**Recorded data**:
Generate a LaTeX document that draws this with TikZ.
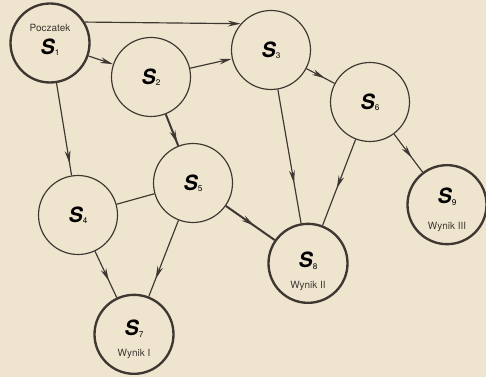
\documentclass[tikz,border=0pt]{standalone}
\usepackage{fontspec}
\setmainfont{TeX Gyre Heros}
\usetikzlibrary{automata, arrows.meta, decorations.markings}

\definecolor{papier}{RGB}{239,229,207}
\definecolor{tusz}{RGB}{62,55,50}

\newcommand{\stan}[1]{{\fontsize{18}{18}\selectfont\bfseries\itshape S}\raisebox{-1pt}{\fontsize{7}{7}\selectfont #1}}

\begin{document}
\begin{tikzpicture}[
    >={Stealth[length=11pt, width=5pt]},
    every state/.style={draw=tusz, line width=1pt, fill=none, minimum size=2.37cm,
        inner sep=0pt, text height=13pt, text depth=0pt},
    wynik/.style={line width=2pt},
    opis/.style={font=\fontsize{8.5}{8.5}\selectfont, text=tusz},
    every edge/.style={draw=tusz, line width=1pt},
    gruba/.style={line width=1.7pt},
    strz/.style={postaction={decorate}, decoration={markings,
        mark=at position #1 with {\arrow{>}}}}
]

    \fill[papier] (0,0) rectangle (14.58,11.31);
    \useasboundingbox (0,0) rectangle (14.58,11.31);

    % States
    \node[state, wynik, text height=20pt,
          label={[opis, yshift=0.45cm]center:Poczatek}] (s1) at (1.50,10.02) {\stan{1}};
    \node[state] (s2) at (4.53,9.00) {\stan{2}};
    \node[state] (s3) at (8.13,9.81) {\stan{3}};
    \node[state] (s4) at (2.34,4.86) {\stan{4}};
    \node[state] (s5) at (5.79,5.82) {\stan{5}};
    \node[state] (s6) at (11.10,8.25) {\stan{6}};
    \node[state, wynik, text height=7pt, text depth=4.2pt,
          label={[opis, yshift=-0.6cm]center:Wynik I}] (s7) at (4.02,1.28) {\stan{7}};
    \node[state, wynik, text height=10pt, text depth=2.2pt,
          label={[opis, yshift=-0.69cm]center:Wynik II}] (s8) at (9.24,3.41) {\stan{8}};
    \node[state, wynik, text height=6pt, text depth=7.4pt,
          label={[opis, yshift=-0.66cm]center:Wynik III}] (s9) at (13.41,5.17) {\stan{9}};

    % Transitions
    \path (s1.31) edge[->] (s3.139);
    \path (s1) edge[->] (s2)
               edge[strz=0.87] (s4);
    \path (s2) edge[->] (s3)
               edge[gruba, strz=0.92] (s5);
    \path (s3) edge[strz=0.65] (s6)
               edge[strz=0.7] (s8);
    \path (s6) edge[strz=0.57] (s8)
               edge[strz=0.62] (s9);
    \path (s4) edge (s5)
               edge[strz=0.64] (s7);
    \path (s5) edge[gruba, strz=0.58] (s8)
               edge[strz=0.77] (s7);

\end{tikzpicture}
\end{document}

**Written request**:
Transcribe the whole listing exactly. Pictures are excluded.

**Final result**:
Generate a LaTeX document that draws this with TikZ.
\documentclass[tikz,border=0pt]{standalone}
\usepackage{fontspec}
\setmainfont{TeX Gyre Heros}
\usetikzlibrary{automata, arrows.meta, decorations.markings}

\definecolor{papier}{RGB}{239,229,207}
\definecolor{tusz}{RGB}{62,55,50}

\newcommand{\stan}[1]{{\fontsize{18}{18}\selectfont\bfseries\itshape S}\raisebox{-1pt}{\fontsize{7}{7}\selectfont #1}}

\begin{document}
\begin{tikzpicture}[
    >={Stealth[length=11pt, width=5pt]},
    every state/.style={draw=tusz, line width=1pt, fill=none, minimum size=2.37cm,
        inner sep=0pt, text height=13pt, text depth=0pt},
    wynik/.style={line width=2pt},
    opis/.style={font=\fontsize{8.5}{8.5}\selectfont, text=tusz},
    every edge/.style={draw=tusz, line width=1pt},
    gruba/.style={line width=1.7pt},
    strz/.style={postaction={decorate}, decoration={markings,
        mark=at position #1 with {\arrow{>}}}}
]

    \fill[papier] (0,0) rectangle (14.58,11.31);
    \useasboundingbox (0,0) rectangle (14.58,11.31);

    % States
    \node[state, wynik, text height=20pt,
          label={[opis, yshift=0.45cm]center:Poczatek}] (s1) at (1.50,10.02) {\stan{1}};
    \node[state] (s2) at (4.53,9.00) {\stan{2}};
    \node[state] (s3) at (8.13,9.81) {\stan{3}};
    \node[state] (s4) at (2.34,4.86) {\stan{4}};
    \node[state] (s5) at (5.79,5.82) {\stan{5}};
    \node[state] (s6) at (11.10,8.25) {\stan{6}};
    \node[state, wynik, text height=7pt, text depth=4.2pt,
          label={[opis, yshift=-0.6cm]center:Wynik I}] (s7) at (4.02,1.28) {\stan{7}};
    \node[state, wynik, text height=10pt, text depth=2.2pt,
          label={[opis, yshift=-0.69cm]center:Wynik II}] (s8) at (9.24,3.41) {\stan{8}};
    \node[state, wynik, text height=6pt, text depth=7.4pt,
          label={[opis, yshift=-0.66cm]center:Wynik III}] (s9) at (13.41,5.17) {\stan{9}};

    % Transitions
    \path (s1.31) edge[->] (s3.139);
    \path (s1) edge[->] (s2)
               edge[strz=0.87] (s4);
    \path (s2) edge[->] (s3)
               edge[gruba, strz=0.92] (s5);
    \path (s3) edge[strz=0.65] (s6)
               edge[strz=0.7] (s8);
    \path (s6) edge[strz=0.57] (s8)
               edge[strz=0.62] (s9);
    \path (s4) edge (s5)
               edge[strz=0.64] (s7);
    \path (s5) edge[gruba, strz=0.58] (s8)
               edge[strz=0.77] (s7);

\end{tikzpicture}
\end{document}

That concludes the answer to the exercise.